The mythmongers in Tea Party land and millions more Americans seem to prefer fiction to fact.
Based on a mid-April New York Times/CBS News poll of about 1,600 adults, we learned that 52 percent of Tea Party supporters believe "too much has been made of the problems facing black people." Could it be because 89 percent of the Partyers polled are white? They also have above-average incomes: 31 percent of Tea Partyers earn more than $75,000 a year, as opposed to 26 percent of all poll respondents. A cool 68 percent of Tea Partyers consider themselves middle-class or above. And they’re very angry about government spending. As one woman says, "I’m sick and tired of them wasting money" (though she probably doesn’t want her Medicare or Social Security touched).
If the Tea Partyers think too much is made of problems facing blacks and too much is being spent, can we conclude, ergo, that they think blacks are getting too many handouts? If so, they would not be alone. And they would also be mistaken. In the 1970s their predecessors’ prevailing wisdom was that welfare moms drove Cadillacs and luxuriated in government largesse while others (substitute hard-working white folks) were kept from the cookie jar.
So let’s set the record straight—for then and now.
One way to see whether blacks are getting too much attention is to look at how funds from the 2009 American Recovery and Reinvestment Act (the stimulus package) were distributed among racial groups. Arloc Sherman, a researcher at the Washington-based Center on Budget and Policy Priorities, who checked about 25 percent of the stimulus outlays that went directly to households, found that for every dollar of government benefits—such as for child tax credits, extended unemployment payments and a hike in food stamps—about 64 cents went to non-Hispanic whites, 16 cents to Hispanics, 6 cents to others and 15 cents to non-Hispanic blacks. The percentages roughly correspond to the different groups’ numbers in the population—hardly a windfall for blacks.
The Tea Partyers probably just don’t like the poor, period—or that the government provides them with benefits. Although 15 million Americans are out of work and haven’t found jobs for months, 73 percent of Tea Partyers think benefits encourage the poor to remain poor. But if they cared to look, they’d see that the wealthy get far more benefits than do those with low incomes. In 1978, when economist Joseph Pechman at the Brookings Institution scoured the federal budget, he found that all programs for the poor totaled $47 billion, while those for middle- and upper-income groups—mostly in the form of tax write-offs—ballooned to $158 billion, more than three times more.
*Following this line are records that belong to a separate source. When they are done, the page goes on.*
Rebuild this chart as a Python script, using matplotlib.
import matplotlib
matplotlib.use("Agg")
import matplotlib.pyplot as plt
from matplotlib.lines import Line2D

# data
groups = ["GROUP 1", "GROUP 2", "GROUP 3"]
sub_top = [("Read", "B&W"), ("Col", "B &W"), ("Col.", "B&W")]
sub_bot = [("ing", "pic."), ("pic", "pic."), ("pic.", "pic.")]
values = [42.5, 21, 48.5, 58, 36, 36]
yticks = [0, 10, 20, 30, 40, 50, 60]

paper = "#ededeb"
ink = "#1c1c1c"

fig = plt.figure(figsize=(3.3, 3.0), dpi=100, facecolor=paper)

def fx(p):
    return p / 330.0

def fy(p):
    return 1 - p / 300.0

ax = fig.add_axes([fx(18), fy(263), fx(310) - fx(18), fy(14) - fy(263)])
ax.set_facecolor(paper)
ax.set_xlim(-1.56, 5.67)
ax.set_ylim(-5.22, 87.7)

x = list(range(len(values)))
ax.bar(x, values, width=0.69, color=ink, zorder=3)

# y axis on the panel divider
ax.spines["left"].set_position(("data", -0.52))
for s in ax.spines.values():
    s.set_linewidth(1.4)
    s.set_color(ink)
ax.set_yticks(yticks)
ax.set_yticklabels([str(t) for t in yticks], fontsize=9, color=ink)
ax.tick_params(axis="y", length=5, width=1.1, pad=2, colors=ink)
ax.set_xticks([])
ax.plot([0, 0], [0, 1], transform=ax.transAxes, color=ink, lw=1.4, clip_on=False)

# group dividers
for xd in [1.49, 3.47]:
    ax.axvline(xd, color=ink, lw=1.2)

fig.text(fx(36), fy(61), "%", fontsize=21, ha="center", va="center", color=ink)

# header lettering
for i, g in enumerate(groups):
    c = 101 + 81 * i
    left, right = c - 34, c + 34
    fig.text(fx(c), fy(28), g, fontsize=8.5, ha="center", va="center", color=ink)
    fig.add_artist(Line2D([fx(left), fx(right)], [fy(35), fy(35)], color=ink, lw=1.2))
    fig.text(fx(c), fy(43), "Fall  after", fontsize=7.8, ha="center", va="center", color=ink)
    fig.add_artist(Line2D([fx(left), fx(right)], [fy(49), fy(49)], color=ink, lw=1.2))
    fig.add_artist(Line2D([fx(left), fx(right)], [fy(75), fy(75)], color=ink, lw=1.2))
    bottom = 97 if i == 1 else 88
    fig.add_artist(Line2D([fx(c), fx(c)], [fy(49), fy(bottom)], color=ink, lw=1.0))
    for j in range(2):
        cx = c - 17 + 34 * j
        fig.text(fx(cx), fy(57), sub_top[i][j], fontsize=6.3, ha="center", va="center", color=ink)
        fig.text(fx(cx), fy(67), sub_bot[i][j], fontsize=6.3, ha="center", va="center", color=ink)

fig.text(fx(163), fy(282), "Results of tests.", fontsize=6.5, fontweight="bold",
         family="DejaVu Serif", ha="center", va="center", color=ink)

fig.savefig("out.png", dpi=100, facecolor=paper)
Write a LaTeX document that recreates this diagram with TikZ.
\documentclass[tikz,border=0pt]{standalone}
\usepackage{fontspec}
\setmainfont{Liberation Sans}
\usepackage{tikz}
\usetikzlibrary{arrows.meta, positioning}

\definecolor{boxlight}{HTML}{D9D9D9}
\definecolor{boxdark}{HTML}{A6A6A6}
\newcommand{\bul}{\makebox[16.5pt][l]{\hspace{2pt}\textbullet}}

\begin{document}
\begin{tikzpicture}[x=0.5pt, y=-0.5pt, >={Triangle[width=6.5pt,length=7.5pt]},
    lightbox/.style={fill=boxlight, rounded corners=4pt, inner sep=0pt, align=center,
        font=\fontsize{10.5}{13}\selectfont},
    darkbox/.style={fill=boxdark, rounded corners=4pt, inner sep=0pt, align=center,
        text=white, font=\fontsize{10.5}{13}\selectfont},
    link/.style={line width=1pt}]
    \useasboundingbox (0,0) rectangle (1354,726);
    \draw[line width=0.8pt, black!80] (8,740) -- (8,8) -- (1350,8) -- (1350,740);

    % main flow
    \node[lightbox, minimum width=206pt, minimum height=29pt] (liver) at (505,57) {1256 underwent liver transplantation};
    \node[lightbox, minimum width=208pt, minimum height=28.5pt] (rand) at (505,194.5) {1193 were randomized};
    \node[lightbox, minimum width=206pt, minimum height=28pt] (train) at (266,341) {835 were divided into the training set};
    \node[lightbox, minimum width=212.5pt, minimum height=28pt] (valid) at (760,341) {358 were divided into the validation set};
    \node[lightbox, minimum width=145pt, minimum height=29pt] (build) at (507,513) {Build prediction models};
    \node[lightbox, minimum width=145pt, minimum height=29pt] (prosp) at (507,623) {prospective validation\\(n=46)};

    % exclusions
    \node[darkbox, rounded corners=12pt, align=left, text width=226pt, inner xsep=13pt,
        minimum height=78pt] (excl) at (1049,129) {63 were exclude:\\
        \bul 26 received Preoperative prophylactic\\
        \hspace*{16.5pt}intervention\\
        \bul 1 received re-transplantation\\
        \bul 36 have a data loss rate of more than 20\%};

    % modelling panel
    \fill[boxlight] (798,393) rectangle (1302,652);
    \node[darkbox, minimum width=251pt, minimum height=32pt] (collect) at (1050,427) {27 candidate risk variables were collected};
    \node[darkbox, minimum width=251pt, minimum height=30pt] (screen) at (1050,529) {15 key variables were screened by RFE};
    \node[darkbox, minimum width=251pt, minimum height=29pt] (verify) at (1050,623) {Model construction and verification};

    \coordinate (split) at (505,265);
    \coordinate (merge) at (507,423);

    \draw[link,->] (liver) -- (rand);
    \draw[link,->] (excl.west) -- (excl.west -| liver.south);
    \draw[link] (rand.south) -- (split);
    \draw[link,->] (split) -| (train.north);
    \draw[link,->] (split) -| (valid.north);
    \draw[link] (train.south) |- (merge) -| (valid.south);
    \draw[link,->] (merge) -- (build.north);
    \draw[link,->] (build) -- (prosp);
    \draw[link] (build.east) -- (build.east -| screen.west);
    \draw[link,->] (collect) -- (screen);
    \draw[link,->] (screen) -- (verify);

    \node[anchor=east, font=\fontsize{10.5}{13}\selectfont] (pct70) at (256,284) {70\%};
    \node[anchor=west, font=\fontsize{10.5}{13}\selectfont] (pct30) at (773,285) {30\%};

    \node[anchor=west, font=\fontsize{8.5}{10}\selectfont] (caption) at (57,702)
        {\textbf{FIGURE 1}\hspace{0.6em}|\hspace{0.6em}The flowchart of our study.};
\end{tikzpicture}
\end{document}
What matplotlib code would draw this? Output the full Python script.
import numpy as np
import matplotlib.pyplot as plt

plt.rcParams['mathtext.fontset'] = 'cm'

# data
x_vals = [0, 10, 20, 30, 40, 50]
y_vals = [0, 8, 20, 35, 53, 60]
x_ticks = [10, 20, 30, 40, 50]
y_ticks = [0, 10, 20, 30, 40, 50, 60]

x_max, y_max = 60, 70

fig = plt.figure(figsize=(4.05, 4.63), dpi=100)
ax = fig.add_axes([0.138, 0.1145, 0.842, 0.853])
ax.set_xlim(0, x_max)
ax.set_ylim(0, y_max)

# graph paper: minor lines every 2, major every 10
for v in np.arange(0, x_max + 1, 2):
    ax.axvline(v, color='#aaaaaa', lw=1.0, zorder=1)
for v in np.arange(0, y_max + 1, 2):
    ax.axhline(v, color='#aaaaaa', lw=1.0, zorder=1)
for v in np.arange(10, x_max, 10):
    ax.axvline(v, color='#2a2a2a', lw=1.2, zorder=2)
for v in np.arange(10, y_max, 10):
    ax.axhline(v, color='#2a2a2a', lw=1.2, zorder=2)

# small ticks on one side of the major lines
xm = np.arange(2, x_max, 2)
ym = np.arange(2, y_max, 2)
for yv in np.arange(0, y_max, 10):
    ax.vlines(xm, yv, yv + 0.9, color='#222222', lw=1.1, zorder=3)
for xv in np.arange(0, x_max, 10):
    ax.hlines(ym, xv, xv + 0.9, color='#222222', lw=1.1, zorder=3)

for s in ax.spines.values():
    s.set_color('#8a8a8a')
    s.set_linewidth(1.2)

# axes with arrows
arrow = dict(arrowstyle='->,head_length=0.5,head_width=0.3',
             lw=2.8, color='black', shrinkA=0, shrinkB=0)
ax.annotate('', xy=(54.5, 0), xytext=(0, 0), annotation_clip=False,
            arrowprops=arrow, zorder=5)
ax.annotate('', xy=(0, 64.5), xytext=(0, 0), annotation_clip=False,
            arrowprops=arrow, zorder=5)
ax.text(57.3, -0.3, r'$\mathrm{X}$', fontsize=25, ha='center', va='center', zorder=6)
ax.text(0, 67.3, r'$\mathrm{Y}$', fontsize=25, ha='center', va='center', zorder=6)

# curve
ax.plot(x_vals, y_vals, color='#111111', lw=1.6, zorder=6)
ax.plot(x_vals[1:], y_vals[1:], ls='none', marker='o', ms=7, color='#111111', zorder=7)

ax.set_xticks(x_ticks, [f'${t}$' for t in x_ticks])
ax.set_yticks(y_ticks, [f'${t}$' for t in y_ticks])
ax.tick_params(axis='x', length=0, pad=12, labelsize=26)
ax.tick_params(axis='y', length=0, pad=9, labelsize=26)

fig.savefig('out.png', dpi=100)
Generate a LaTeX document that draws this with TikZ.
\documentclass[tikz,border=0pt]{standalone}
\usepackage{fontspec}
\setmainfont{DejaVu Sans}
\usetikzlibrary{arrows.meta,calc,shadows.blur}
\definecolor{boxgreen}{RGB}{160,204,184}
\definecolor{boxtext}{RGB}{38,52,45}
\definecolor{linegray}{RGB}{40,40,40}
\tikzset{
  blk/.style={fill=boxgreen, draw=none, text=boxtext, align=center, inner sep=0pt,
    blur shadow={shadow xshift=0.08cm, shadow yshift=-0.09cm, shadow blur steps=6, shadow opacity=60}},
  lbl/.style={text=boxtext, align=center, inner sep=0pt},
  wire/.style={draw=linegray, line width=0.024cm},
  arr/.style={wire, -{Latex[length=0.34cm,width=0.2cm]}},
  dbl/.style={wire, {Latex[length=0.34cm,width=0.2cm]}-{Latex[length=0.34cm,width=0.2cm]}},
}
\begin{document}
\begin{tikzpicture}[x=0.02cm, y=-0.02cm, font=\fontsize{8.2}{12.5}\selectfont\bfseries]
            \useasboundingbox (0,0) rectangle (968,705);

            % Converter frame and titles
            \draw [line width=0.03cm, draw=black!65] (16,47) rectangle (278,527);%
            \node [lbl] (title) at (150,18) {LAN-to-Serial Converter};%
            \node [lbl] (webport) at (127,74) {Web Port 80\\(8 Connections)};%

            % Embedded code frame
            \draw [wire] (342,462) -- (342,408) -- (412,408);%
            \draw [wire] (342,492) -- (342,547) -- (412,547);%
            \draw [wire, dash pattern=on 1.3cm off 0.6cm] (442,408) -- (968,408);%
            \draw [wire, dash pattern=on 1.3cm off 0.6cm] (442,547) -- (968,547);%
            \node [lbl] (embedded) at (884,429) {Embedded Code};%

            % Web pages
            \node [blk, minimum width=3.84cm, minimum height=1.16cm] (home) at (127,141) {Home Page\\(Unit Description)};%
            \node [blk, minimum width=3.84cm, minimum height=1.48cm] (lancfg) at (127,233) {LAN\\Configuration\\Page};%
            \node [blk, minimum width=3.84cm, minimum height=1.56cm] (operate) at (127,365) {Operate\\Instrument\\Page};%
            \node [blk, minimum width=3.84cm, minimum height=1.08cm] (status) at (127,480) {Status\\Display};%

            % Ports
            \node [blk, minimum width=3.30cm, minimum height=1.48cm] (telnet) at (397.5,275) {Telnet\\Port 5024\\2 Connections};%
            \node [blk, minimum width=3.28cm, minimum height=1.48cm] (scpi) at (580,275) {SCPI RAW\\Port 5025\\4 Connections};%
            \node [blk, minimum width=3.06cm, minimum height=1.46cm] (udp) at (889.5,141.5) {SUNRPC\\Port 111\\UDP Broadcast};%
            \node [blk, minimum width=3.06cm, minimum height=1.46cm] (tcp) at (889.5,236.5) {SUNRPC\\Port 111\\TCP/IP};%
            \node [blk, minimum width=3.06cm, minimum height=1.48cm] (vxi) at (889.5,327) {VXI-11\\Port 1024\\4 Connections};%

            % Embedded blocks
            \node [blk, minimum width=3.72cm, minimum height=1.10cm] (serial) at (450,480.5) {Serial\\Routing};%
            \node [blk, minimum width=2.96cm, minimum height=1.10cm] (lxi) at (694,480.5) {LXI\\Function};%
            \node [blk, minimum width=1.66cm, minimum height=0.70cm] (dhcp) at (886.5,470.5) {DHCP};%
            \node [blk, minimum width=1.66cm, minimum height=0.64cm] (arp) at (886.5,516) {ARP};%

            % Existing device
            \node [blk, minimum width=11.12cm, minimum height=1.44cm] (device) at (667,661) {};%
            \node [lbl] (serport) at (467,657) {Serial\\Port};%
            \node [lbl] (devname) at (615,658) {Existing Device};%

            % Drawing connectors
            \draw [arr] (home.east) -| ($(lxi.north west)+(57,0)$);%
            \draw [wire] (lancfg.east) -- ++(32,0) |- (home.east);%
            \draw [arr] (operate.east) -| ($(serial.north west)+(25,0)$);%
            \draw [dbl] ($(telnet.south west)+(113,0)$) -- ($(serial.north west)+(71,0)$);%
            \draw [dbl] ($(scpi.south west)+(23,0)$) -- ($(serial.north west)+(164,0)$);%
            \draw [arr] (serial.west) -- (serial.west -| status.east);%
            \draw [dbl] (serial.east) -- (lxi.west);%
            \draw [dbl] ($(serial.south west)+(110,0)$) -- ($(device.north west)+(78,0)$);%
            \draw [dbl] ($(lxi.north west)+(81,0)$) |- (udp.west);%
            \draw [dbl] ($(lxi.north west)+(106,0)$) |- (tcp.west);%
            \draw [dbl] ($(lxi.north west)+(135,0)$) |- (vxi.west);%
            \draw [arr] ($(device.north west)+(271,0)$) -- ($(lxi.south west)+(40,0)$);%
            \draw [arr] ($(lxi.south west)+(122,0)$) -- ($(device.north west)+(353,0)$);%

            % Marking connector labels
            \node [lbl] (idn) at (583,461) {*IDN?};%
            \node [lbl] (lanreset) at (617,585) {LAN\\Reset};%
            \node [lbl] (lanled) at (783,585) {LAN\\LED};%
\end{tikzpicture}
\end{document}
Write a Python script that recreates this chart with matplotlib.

Fast-forward to the present, and it’s the same-old same-old. Bob McIntyre, an economist and director of the Washington-based Citizens for Tax Justice, found that in 2007, the bottom 60 percent of American households (with incomes of less than $50,000) benefited from government programs to the tune of $445 billion—no small sum by any arithmetic. Because recipients aren’t broken down by race, we can assume blacks get only part of that amount. But at the same time a much smaller group—the top 20 percent, with incomes over $85,000—got a striking $539 billion in tax breaks. Almost $100 billion more! And the top 1 percent of American households—with incomes above $450,000—got $298 billion, or tax savings of $210,000 each.
For the low-income groups, McIntyre tallied programs such as Medicaid (by far the largest); food stamps; Supplemental Security Income (or SSI, for the disabled); housing and home energy assistance; payments to states and local governments for family support, fostercare and daycare; and children’s health insurance. For the well-off, he added up the two biggest expenditures—property tax and mortgage interest deductions—along with exemptions for interest on state and local bonds, reduced tax rates for capital gains and dividends, tax credits and various breaks for corporations and businesses. By allowing these tax breaks, the government basically forgoes money it could collect.
McIntyre says Congress originally put tax breaks in the tax code because it wanted Americans to buy things, such as houses, so it gave them a subsidy in the form of tax savings. He also contends that tax write-offs aren’t the only way upper-income groups benefit. For example, government spending that would appear to benefit all Americans, such as for highways, bridges, the court system and airports, clearly helps some folks more than others.
"The fact that everyone uses something doesn’t mean everyone uses it equally," he explains. For example, the courts exist mainly to resolve business or property disputes, and airports are used very little by those at the bottom.
Given the increasing level of hyperbole, it seems that despite the evidence, Tea Partyers will likely persist with their fairy tales, undaunted.
This brings us to the most famous tea party of all, where the Mad Hatter’s remark seemed to Alice "to have no sort of meaning in it." For both sets of partyers, facts are irrelevant. To sort out the mayhem in Wonderland, Alice insists she has "a right to think." To this, the Duchess replies, "Just about as much right as pigs have to fly."
Dedicated to their dogma, which steers clear of details, today’s Tea Partyers may truly be the descendants of the Mad Hatter and March Hare, not of the folks who dumped all that tea into the harbor.